Hoe zijn jullie op het idee gekomen voor History Matters?

De missie van het educatieprogramma is het zichtbaar en bespreekbaar maken van een gedeelde geschiedenis van ons Rotterdammers, die tot nu toe onderbelicht is gebleven. We vinden het belangrijk dat kennis over het koloniale en slavernijverleden toegankelijk is, maar vaak zit deze kennis besloten in wetenschappelijke artikelen of dikke boeken. Daarom hebben we nagedacht over een laagdrempelige manier om deze kennis te delen. Het hoofdproject zijn daarom de colleges, die voor iedereen te bezoeken of te kijken zijn. Tijdens de colleges streven we verbinding tussen Rotterdammers na door middel van een dialoog. Daarnaast hebben we een reader gemaakt, vol met leestips over de koloniale geschiedenis en omgaan met het slavernijverleden. Ook zijn we bezig met een lespakket voor onderwijsprofessionals, zodat docenten straks materiaal hebben om met dit onderwerp in de klas aan de slag te gaan. En natuurlijk hopen we dat het ook in de stad en door alle Rotterdammers breed wordt gedragen. Zodat we daarop kunnen voortborduren. We zijn daarnaast voor andere deelprojecten samenwerkingen aangegaan met diverse partners in de stad die dit onderwerp ook een warm hart toedragen. Een daarvan is Lantaren Venster waar iedere maand een film te zien is dat gerelateerd is aan dit onderwerp.

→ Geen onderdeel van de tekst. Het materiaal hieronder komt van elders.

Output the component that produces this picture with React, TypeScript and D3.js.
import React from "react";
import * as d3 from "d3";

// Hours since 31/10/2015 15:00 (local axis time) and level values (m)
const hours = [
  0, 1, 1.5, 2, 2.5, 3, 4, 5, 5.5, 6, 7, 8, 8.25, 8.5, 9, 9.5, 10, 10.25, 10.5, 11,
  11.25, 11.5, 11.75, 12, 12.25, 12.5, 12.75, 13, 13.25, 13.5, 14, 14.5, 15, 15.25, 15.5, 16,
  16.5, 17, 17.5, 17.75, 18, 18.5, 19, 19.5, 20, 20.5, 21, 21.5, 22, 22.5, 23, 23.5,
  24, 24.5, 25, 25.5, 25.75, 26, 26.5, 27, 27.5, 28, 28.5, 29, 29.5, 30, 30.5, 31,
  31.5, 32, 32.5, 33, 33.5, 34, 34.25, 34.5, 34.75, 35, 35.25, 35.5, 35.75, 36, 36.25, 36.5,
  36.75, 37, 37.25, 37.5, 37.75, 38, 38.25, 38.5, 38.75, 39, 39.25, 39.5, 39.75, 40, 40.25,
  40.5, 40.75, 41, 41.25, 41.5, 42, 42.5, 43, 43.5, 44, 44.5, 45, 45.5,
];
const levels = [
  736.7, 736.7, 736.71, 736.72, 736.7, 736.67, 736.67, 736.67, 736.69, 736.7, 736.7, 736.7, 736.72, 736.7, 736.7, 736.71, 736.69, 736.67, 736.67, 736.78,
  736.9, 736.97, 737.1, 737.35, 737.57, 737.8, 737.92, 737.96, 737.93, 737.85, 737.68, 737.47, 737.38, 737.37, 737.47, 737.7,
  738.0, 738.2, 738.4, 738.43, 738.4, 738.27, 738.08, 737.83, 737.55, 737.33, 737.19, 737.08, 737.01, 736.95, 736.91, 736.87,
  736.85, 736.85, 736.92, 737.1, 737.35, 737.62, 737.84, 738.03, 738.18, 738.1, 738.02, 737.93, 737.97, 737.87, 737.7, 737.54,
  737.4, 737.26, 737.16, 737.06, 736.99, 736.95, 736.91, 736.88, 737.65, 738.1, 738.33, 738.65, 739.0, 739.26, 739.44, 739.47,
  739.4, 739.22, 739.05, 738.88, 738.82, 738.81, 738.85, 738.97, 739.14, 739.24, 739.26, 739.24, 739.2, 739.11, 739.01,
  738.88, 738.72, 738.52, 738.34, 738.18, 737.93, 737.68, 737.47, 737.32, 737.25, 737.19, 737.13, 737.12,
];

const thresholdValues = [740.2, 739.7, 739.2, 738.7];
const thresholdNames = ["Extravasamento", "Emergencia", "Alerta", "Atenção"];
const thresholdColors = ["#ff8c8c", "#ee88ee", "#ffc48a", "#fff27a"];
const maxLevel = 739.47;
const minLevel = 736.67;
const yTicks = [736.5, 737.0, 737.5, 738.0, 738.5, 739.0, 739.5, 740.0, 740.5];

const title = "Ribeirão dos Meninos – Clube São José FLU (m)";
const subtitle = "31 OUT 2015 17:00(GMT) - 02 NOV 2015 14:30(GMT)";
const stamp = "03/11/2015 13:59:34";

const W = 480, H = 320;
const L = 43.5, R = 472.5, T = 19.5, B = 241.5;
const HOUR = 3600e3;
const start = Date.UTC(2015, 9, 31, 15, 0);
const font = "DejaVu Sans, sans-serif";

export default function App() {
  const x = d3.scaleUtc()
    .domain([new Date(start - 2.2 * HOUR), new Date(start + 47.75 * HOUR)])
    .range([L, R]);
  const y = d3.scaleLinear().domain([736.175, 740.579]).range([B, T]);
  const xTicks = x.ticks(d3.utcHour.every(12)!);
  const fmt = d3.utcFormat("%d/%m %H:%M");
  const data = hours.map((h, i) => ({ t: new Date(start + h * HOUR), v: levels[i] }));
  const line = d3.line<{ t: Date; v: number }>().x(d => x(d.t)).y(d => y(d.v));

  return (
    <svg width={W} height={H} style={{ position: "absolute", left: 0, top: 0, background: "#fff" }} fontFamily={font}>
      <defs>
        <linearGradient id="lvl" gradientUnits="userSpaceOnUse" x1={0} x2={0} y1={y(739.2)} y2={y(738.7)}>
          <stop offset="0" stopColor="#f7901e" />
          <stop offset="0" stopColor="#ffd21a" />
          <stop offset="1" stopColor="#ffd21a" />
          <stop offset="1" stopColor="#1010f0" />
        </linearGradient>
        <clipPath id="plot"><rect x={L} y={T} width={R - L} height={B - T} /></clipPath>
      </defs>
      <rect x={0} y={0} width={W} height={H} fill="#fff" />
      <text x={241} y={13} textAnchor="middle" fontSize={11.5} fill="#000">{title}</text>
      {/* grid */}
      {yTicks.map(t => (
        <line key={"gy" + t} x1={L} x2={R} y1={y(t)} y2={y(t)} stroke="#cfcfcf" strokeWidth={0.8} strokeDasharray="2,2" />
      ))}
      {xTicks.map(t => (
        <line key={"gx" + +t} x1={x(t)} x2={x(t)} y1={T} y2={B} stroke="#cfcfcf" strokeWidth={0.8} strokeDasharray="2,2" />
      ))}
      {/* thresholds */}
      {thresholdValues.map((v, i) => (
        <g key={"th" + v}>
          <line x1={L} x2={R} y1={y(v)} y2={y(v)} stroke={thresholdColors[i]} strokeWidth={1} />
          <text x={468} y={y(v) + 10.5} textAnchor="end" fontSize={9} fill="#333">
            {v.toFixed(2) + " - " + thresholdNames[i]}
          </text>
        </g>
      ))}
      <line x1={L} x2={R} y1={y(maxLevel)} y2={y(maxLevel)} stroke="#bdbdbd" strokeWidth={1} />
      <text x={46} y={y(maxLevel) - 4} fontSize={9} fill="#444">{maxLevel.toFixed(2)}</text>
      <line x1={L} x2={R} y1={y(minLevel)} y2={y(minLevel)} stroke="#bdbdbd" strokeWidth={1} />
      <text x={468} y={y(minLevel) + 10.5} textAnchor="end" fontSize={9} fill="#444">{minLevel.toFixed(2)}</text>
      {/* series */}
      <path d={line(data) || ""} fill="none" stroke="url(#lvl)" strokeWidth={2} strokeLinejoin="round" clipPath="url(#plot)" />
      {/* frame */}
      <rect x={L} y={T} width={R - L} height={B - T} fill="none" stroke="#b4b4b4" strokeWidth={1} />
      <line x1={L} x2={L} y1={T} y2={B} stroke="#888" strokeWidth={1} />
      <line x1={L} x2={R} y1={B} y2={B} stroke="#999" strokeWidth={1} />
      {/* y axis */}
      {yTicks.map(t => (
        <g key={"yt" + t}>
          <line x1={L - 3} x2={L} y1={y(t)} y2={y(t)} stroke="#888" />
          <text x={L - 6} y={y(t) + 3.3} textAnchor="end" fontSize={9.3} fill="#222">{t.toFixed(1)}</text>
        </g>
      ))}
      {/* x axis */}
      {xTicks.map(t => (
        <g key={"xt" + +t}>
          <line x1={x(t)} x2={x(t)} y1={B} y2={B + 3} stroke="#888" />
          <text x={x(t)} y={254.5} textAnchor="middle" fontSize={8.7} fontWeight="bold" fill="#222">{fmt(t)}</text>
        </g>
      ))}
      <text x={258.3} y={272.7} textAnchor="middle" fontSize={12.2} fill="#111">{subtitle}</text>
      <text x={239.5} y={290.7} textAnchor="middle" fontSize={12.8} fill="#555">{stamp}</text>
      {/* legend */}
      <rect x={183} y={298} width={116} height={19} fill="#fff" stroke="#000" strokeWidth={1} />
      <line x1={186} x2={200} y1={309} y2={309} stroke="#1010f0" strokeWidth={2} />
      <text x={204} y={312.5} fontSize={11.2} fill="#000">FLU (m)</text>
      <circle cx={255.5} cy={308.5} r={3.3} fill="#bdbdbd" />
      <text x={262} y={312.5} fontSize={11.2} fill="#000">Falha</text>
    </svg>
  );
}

Waarom is het belangrijk dat Rotterdammers op de hoogte zijn van de koloniale geschiedenis van de stad?

Geschiedenis doet ertoe. De koloniale en slavernijgeschiedenis is geen voetnoot van de gouden eeuw. Het is een fundamenteel onderdeel van de gouden eeuw. Alleen is dat onderdeel veel te lang in te lage mate aan bod gekomen in de geschiedenisboeken.

Wat in het verleden is gebeurd, heeft een uitwerking op het heden. Denk aan maatschappelijke problemen, zoals racisme, die letterlijk tot die tijd terug te voeren zijn. Als we maatschappelijke vraagstukken beter willen begrijpen, zullen we ook dit gedeelte van de geschiedenis moeten bespreken. Dit kan een ongemakkelijke ervaring zijn voor mensen, maar is absoluut noodzakelijk voor een diverse en inclusieve stad die zijn verantwoordelijkheid wil pakken.

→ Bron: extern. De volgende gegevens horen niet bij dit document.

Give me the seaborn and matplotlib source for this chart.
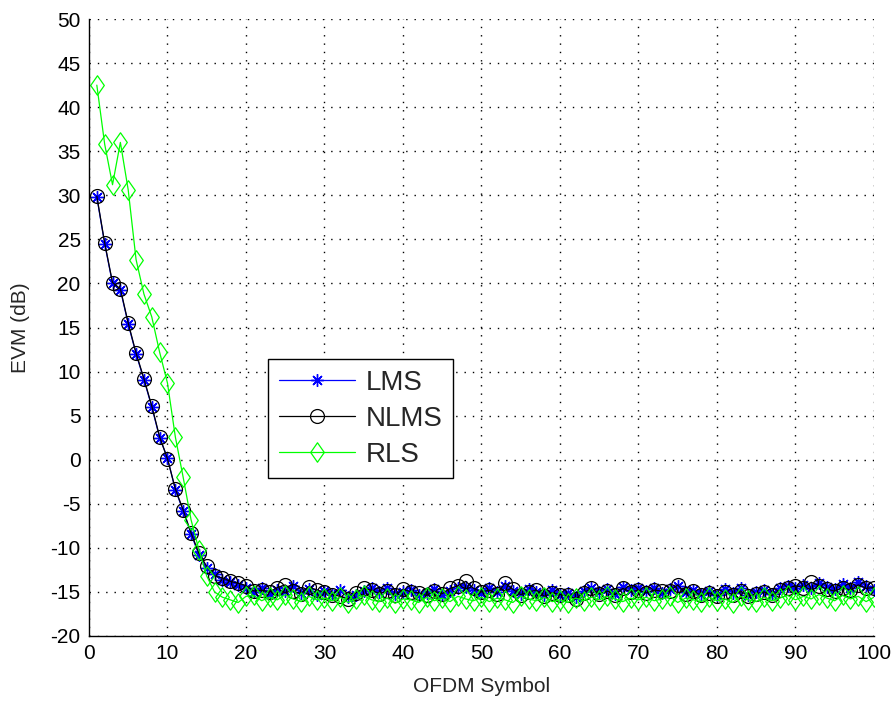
import numpy as np
import pandas as pd
import matplotlib
matplotlib.use("Agg")
import matplotlib.pyplot as plt
from matplotlib.path import Path
import seaborn as sns

symbols = list(range(1, 101))

lms = [29.8, 24.5, 20.0, 19.3, 15.4, 12.0, 9.1, 6.0, 2.5, 0.2,
       -3.4, -5.8, -8.4, -10.8, -12.3, -13.0, -13.6, -13.9, -14.2, -14.6,
       -15.0, -14.6, -15.2, -14.8, -14.9, -14.3, -15.1, -14.7, -15.3, -14.9,
       -15.2, -14.8, -15.6, -15.4, -14.9, -14.5, -15.0, -14.6, -15.2, -15.0,
       -14.8, -15.3, -15.1, -14.7, -15.4, -14.9, -14.5, -14.4, -14.8, -15.1,
       -14.6, -15.0, -14.3, -14.9, -15.2, -14.7, -15.0, -15.3, -14.8, -15.4,
       -15.1, -15.6, -14.9, -14.5, -15.0, -14.7, -15.2, -14.4, -14.8, -14.6,
       -14.9, -14.5, -15.1, -14.7, -14.3, -15.0, -14.8, -15.2, -14.9, -15.3,
       -14.7, -15.1, -14.6, -15.3, -15.0, -14.8, -15.2, -14.6, -14.3, -14.5,
       -14.2, -14.6, -14.0, -14.4, -14.7, -14.1, -14.5, -13.9, -14.3, -14.8]

nlms = [29.9, 24.6, 20.1, 19.4, 15.5, 12.1, 9.2, 6.1, 2.6, 0.1,
        -3.3, -5.7, -8.3, -10.6, -12.1, -13.2, -13.4, -13.8, -14.0, -14.3,
        -14.9, -14.8, -15.0, -14.5, -14.2, -14.9, -15.2, -14.4, -14.8, -15.0,
        -15.3, -15.5, -15.8, -15.1, -14.6, -14.8, -15.2, -14.9, -15.4, -14.7,
        -15.0, -15.1, -15.4, -14.9, -15.2, -14.6, -14.3, -13.8, -14.6, -15.0,
        -14.8, -15.2, -14.0, -14.7, -15.3, -15.0, -14.8, -15.5, -15.1, -15.3,
        -15.4, -15.8, -15.1, -14.6, -15.2, -14.9, -15.3, -14.6, -15.0, -14.8,
        -15.1, -14.8, -14.9, -14.9, -14.2, -15.2, -14.9, -15.4, -15.1, -15.5,
        -15.0, -15.3, -14.9, -15.5, -15.2, -15.0, -15.4, -14.8, -14.6, -14.3,
        -14.5, -13.9, -14.3, -14.7, -14.9, -14.5, -14.8, -14.2, -14.6, -14.5]

rls = [42.5, 35.8, 31.2, 36.0, 30.6, 22.7, 18.8, 16.2, 12.2, 8.7,
       2.6, -2.0, -6.8, -10.2, -13.2, -15.0, -15.6, -15.9, -16.2, -15.5,
       -15.4, -16.0, -15.6, -15.9, -15.3, -15.8, -16.1, -15.5, -15.9, -15.7,
       -16.0, -15.6, -16.2, -15.8, -15.4, -15.9, -16.1, -15.7, -16.3, -15.8,
       -15.9, -16.2, -15.6, -16.0, -15.7, -16.1, -15.5, -15.8, -16.0, -15.6,
       -16.1, -15.7, -15.9, -16.2, -15.5, -15.8, -16.0, -15.6, -16.1, -15.9,
       -16.2, -15.7, -16.0, -15.6, -15.9, -15.5, -15.8, -16.1, -15.7, -15.9,
       -15.6, -16.0, -15.8, -15.5, -16.2, -15.7, -15.9, -16.1, -15.6, -16.0,
       -15.8, -16.2, -15.5, -15.9, -16.1, -15.6, -16.0, -15.7, -15.4, -15.9,
       -15.5, -15.8, -15.3, -15.7, -16.0, -15.4, -15.8, -15.5, -16.1, -15.6]

x_ticks = list(range(0, 101, 10))
y_ticks = list(range(-20, 51, 5))

sns.set_style("white")
plt.rcParams['font.family'] = ['Liberation Sans', 'DejaVu Sans']
plt.rcParams['axes.unicode_minus'] = False

fig = plt.figure(figsize=(8.96, 7.04), dpi=100)
ax = fig.add_axes([0.0993, 0.0966, 0.8761, 0.8764])

diamond = Path([(0, 1), (0.7, 0), (0, -1), (-0.7, 0), (0, 1)],
               [Path.MOVETO, Path.LINETO, Path.LINETO, Path.LINETO, Path.CLOSEPOLY])

sns.lineplot(x=symbols, y=lms, ax=ax, color='#0000ff', marker=(8, 2, 0),
             markersize=9, markeredgecolor='#0000ff', markeredgewidth=1.0,
             linewidth=0.9, label='LMS')
sns.lineplot(x=symbols, y=nlms, ax=ax, color='black', marker='o',
             markersize=10, markerfacecolor='none', markeredgecolor='black',
             markeredgewidth=0.9, linewidth=0.9, label='NLMS')
sns.lineplot(x=symbols, y=rls, ax=ax, color='#00ff00', marker=diamond,
             markersize=14, markerfacecolor='none', markeredgecolor='#00ff00',
             markeredgewidth=0.9, linewidth=0.9, label='RLS')

ax.set_xlim(0, 100)
ax.set_ylim(-20, 50)
ax.set_xticks(x_ticks)
ax.set_yticks(y_ticks)
ax.tick_params(direction='in', length=5, width=1, labelsize=15, colors='black', pad=6)
ax.grid(True, color='black', linestyle=(0, (1, 5)), linewidth=1.0)
for s in ['top', 'right']:
    ax.spines[s].set_visible(False)
for s in ['left', 'bottom']:
    ax.spines[s].set_color('black')
    ax.spines[s].set_linewidth(1.0)

ax.set_xlabel('OFDM Symbol', fontsize=15)
ax.set_ylabel('EVM (dB)', fontsize=15)
ax.xaxis.set_label_coords(0.5, -0.066)
ax.yaxis.set_label_coords(-0.075, 0.5)

leg = ax.legend(loc='upper left', bbox_to_anchor=(0.228, 0.449), borderaxespad=0,
                fontsize=20, frameon=True, fancybox=False, framealpha=1,
                edgecolor='black', handlelength=2.75, labelspacing=0.36,
                borderpad=0.38, handletextpad=0.4)
leg.get_frame().set_linewidth(1.0)

fig.savefig('out.png', dpi=100)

Wat betekent het koloniale verleden voor jonge Rotterdammers?

Ik wil niet voor hen spreken, maar ik zie dat de jongeren die deelnemen aan History Matters actief op zoek zijn naar hun verleden. Ze stellen kritische vragen en zijn niet bang om hun onbehagen te tonen over het feit dat dit onderwerp onderbelicht is gebleven. Tijdens de opnames voor de afleveringen, stellen ze scherpe vragen aan onze gasten. Hoe heeft deze dehumanisering van mensen ooit kunnen gebeuren?

Juist omdat deze studenten goed gebruikmaken van hun recht van meningsuiting, is het belangrijk dat ze meedenken aan de inhoudelijke vormgeving van het programma. Gelukkig krijgen we ook echt veel aanmeldingen van studenten die willen meedenken.

Wat heeft jullie het meest verrast tot nu toe?

Al bij het eerste college was de opkomst heel goed. Dat bevestigde ons vermoeden dat het een onderwerp is waar veel mensen meer over willen weten. Er is veel informatie beschikbaar, maar wij proberen die op een goede en toegankelijke manier te presenteren.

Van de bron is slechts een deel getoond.